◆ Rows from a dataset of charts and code
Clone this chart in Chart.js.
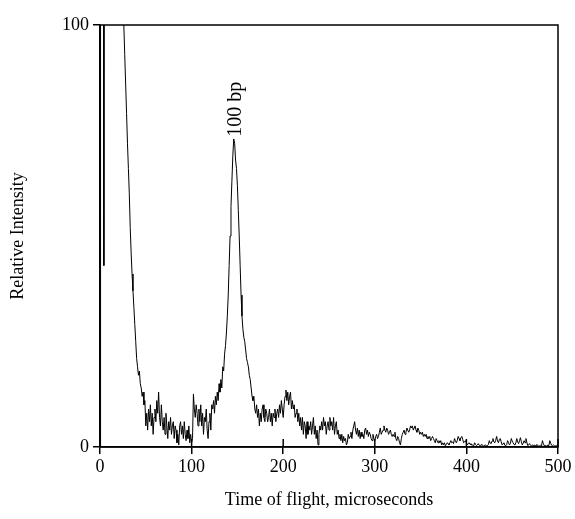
<!DOCTYPE html>
<html>
<head>
<meta charset="utf-8">
<script src="https://cdn.jsdelivr.net/npm/chart.js@4.4.1/dist/chart.umd.min.js"></script>
<style>
  body { margin: 0; background: #fff; }
  canvas { display: block; }
</style>
</head>
<body>
<canvas id="tof" width="575" height="519"></canvas>
<script>
// leading spike near t = 0 (goes off scale)
const spikeTimes = [0, 0.6, 3.6, 4.2, 4.8, 24];
const spikeValues = [0, 160, 160, 43, 160, 130];

// sampled trace, every microsecond from 26 to 500
const traceStart = 26;
const traceStep = 1;
const traceValues = [
  100, 93, 86, 79, 72, 66, 60, 52, 46, 41, 37, 33, 29, 25,   // 26-39
  21, 19, 17, 18, 15, 14, 12, 13, 10, 11,          // 40
  5, 8, 4, 9, 6, 10, 5, 8, 3, 7,                   // 50
  9, 6, 11, 8, 13, 7, 5, 10, 6, 4,                 // 60
  7, 3, 8, 5, 2, 6, 4, 7, 3, 5,                    // 70
  6, 2, 5, 4, 1, 3, 0.5, 5, 6, 3,                  // 80
  5, 2, 6, 3, 1.5, 4, 2, 5, 1, 3,                  // 90
  1, 2, 12.5, 9, 7, 10, 8, 5, 9, 6,                // 100
  10, 5, 8, 3, 7, 6, 9, 4, 2, 6,                   // 110
  8, 4, 10, 9, 11, 8, 12, 10, 13, 11,              // 120
  15, 13, 16, 14, 19, 18, 22, 24, 27, 31,          // 130
  36, 43, 50, 57, 63, 69, 73, 72, 68, 66,          // 140
  62, 56, 50, 43, 36, 31, 28, 26, 25, 23,          // 150
  21, 20, 19, 17, 16, 14, 12, 11, 12, 9,           // 160
  8, 10, 7, 9, 5, 8, 6, 9, 10, 7,                  // 170
  6, 9, 8, 6, 7, 9, 6, 8, 5, 8,                    // 180
  7, 9, 6, 8, 9, 7, 10, 8, 11, 9,                  // 190
  7, 10, 12, 13.5, 11, 13, 10, 12, 13, 9,          // 200
  11, 9, 10, 7, 8, 9, 6, 8, 5, 7,                  // 210
  4, 7, 3, 6, 5, 2, 6, 3, 5, 4,                    // 220
  6, 3, 5, 7, 3, 5, 2, 4, 0.5, 3,                  // 230
  5, 4, 6, 4, 7, 5, 6, 3, 5, 6,                    // 240
  4, 7, 5, 6, 4, 7, 3, 5, 6, 3,                    // 250
  4, 2, 3, 1.5, 3, 1, 2.5, 1.5, 2, 0.5,            // 260
  1, 3, 2, 2.5, 3.5, 2, 4, 5, 6, 4,                // 270
  3, 4.5, 2.5, 4, 2, 3.5, 2.5, 3, 2, 4,            // 280
  4.5, 3, 4, 2.5, 3.5, 3, 2, 1.5, 3, 2,            // 290
  1.5, 2.5, 3, 2, 2.5, 3.5, 4.5, 3, 3.5, 4,        // 300
  5, 4, 3.5, 4.5, 4, 3, 3.5, 4, 3, 2.5,            // 310
  3, 2.5, 3.5, 2, 1.5, 2.5, 2, 1, 0.5, 2,          // 320
  3, 3.5, 4, 3, 3.5, 4.5, 4, 3.5, 4, 5,            // 330
  4.5, 5, 4, 4.5, 5, 4, 3.5, 4.5, 4, 3,            // 340
  3.5, 3, 3.5, 2.5, 3, 2.5, 3, 2, 2.5, 2,          // 350
  2.5, 1.5, 2, 2.5, 2, 1.5, 1, 2, 1.5, 1,          // 360
  1.5, 1, 1.5, 0.5, 1, 0.5, 1, 0.3, 0.6, 1,        // 370
  0.8, 0.5, 1, 1.5, 1, 1.2, 0.8, 2, 1.5, 1,        // 380
  1.5, 2.5, 2, 1.5, 2.2, 2.5, 1.8, 1, 1.2, 1.5,    // 390
  1, 0.5, 0.8, 1, 0.6, 0.8, 0.4, 0.5, 0.3, 1,      // 400
  0.6, 0.3, 0.5, 0.8, 0.4, 0.3, 0.5, 0.6, 0.3, 0.2, // 410
  0.4, 0.5, 0.2, 0.3, 0.6, 1.5, 0.9, 0.8, 1.4, 2,  // 420
  1.2, 1, 1.6, 2.5, 1.4, 1, 1.8, 2, 1.2, 0.5,      // 430
  0.8, 1, 0.4, 0.3, 0.6, 1.5, 1, 0.5, 0.8, 2,      // 440
  1.4, 1, 0.6, 0.5, 1, 2, 1.2, 0.8, 1.5, 2.2,      // 450
  1.2, 0.5, 0.9, 1.5, 1, 2, 1.1, 0.3, 0.5, 0.8,    // 460
  0.4, 0.2, 0.5, 0.3, 0.5, 0.2, 0.4, 0.6, 0.3, 0.2, // 470
  0.3, 0.4, 0.2, 1.5, 0.8, 0.3, 0.4, 0.2, 0.3, 0.5, // 480
  0.3, 1.5, 0.9, 0.4, 0.3, 0.5, 0.3, 0.2, 0.4, 0.1, 0 // 490-500
];

const xTicks = [0, 100, 200, 300, 400, 500];
const yTicks = [0, 100];

// peak label
const peakLabel = "100 bp";
const peakTime = 147;
const peakValue = 73.5;

const points = spikeTimes.map((t, i) => ({ x: t, y: spikeValues[i] }));
traceValues.forEach((v, i) => points.push({ x: traceStart + i * traceStep, y: v }));

const serif = "'Liberation Serif', 'DejaVu Serif', serif";

// box around the plot, inner tick marks and the peak label
const framePlugin = {
  id: "frame",
  afterDraw(chart) {
    const { ctx, chartArea: a, scales } = chart;
    ctx.save();
    ctx.strokeStyle = "#000";
    ctx.lineWidth = 1.5;
    ctx.strokeRect(a.left, a.top, a.right - a.left, a.bottom - a.top);

    xTicks.forEach((t) => {
      const px = scales.x.getPixelForValue(t);
      ctx.beginPath();
      ctx.moveTo(px, a.bottom);
      ctx.lineTo(px, a.bottom - 8);
      ctx.stroke();
    });

    const lx = scales.x.getPixelForValue(peakTime);
    const ly = scales.y.getPixelForValue(peakValue);
    ctx.translate(lx + 1, ly);
    ctx.rotate(-Math.PI / 2);
    ctx.fillStyle = "#000";
    ctx.font = "20px " + serif;
    ctx.textAlign = "left";
    ctx.textBaseline = "middle";
    ctx.fillText(peakLabel, 0, 0);
    ctx.restore();
  },
};

new Chart(document.getElementById("tof"), {
  type: "line",
  data: {
    datasets: [
      {
        data: points,
        borderColor: "#000",
        borderWidth: 1,
        pointRadius: 0,
        tension: 0,
      },
    ],
  },
  options: {
    responsive: false,
    animation: false,
    layout: { padding: { top: 25, right: 17, left: 0, bottom: 0 } },
    plugins: { legend: { display: false }, tooltip: { enabled: false } },
    scales: {
      x: {
        type: "linear",
        min: 0,
        max: 500,
        afterBuildTicks: (scale) => {
          scale.ticks = xTicks.map((v) => ({ value: v }));
        },
        afterFit: (scale) => {
          scale.height = 72;
        },
        grid: { drawOnChartArea: false, tickLength: 7, color: "#000", lineWidth: 1.5 },
        border: { color: "#000", width: 1.5 },
        ticks: { color: "#000", font: { family: serif, size: 18 }, padding: 2, maxRotation: 0 },
        title: {
          display: true,
          text: "Time of flight, microseconds",
          color: "#000",
          font: { family: serif, size: 18 },
          padding: { top: 0, bottom: 8 },
        },
      },
      y: {
        min: 0,
        max: 100,
        afterBuildTicks: (scale) => {
          scale.ticks = yTicks.map((v) => ({ value: v }));
        },
        afterFit: (scale) => {
          scale.width = 100;
        },
        grid: { drawOnChartArea: false, tickLength: 7, color: "#000", lineWidth: 1.5 },
        border: { color: "#000", width: 1.5 },
        ticks: { color: "#000", font: { family: serif, size: 18 }, padding: 4 },
        title: {
          display: true,
          text: "Relative Intensity",
          color: "#000",
          font: { family: serif, size: 18 },
          padding: { top: 7, bottom: 0 },
        },
      },
    },
  },
  plugins: [framePlugin],
});
</script>
</body>
</html>
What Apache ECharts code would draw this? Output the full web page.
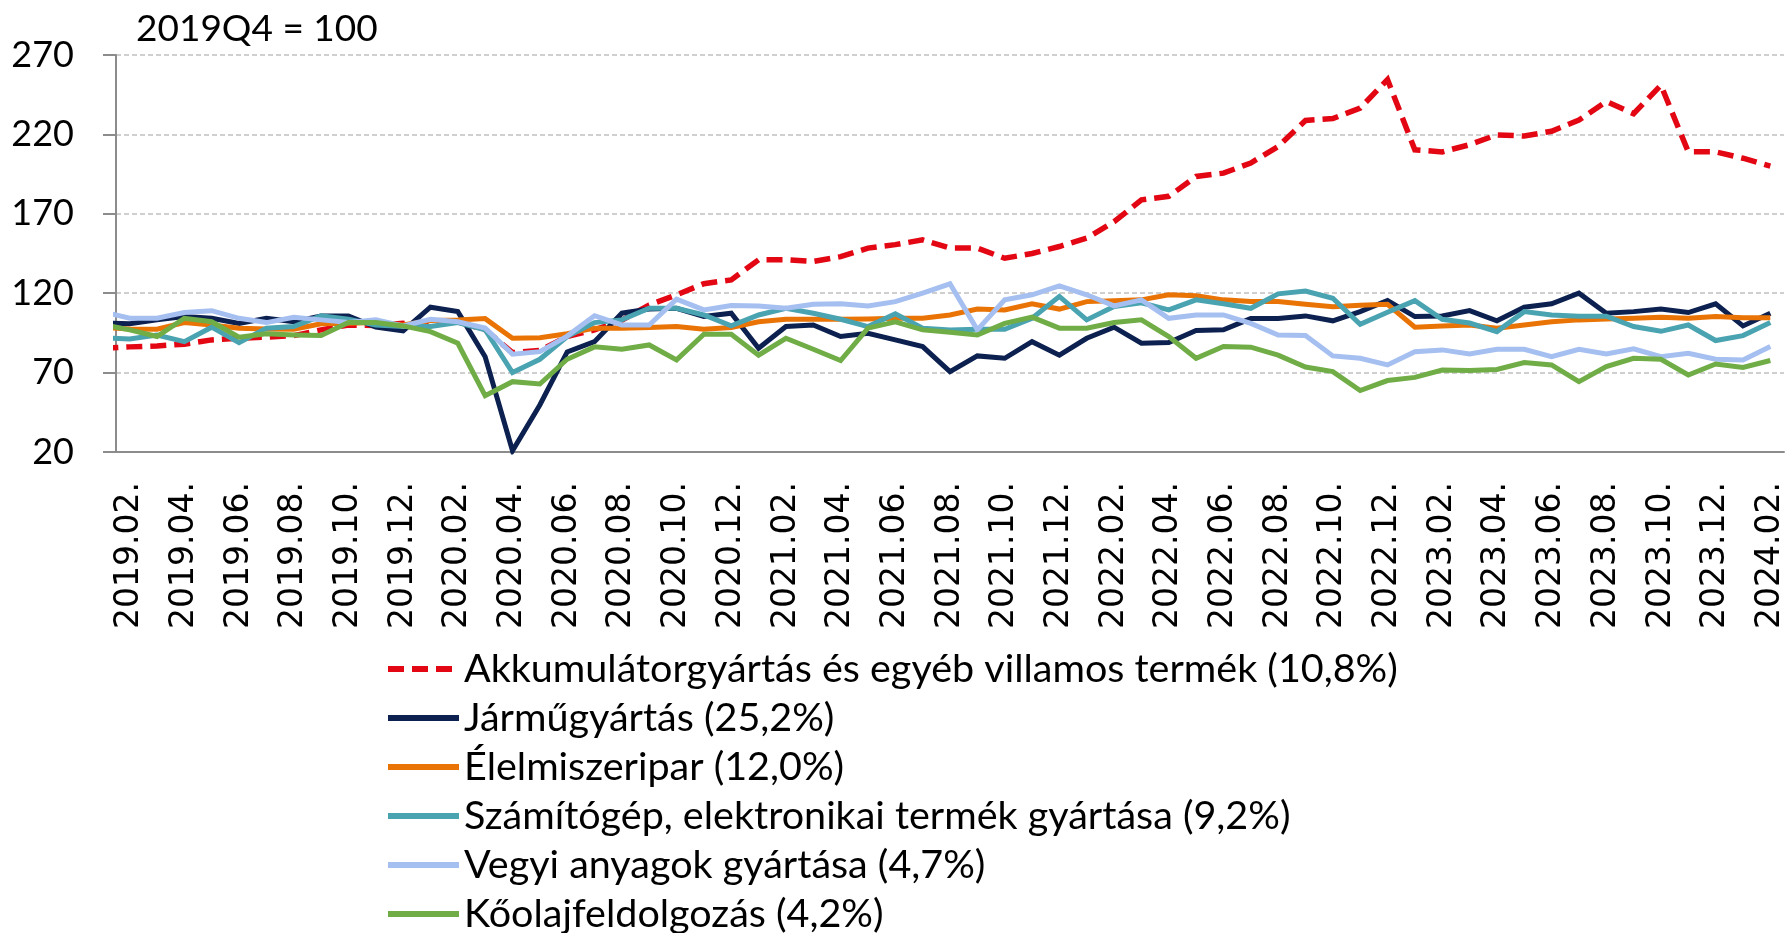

◆ What the exercise asks
Exactly as they appear, print the lines of the listing above from its first line through the line that contains "const spikeValues = [0, 160, 160, 43, 160, 130];", minus the pictures.

◆ Finished exercise
Clone this chart in Chart.js.
<!DOCTYPE html>
<html>
<head>
<meta charset="utf-8">
<script src="https://cdn.jsdelivr.net/npm/chart.js@4.4.1/dist/chart.umd.min.js"></script>
<style>
  body { margin: 0; background: #fff; }
  canvas { display: block; }
</style>
</head>
<body>
<canvas id="tof" width="575" height="519"></canvas>
<script>
// leading spike near t = 0 (goes off scale)
const spikeTimes = [0, 0.6, 3.6, 4.2, 4.8, 24];
const spikeValues = [0, 160, 160, 43, 160, 130];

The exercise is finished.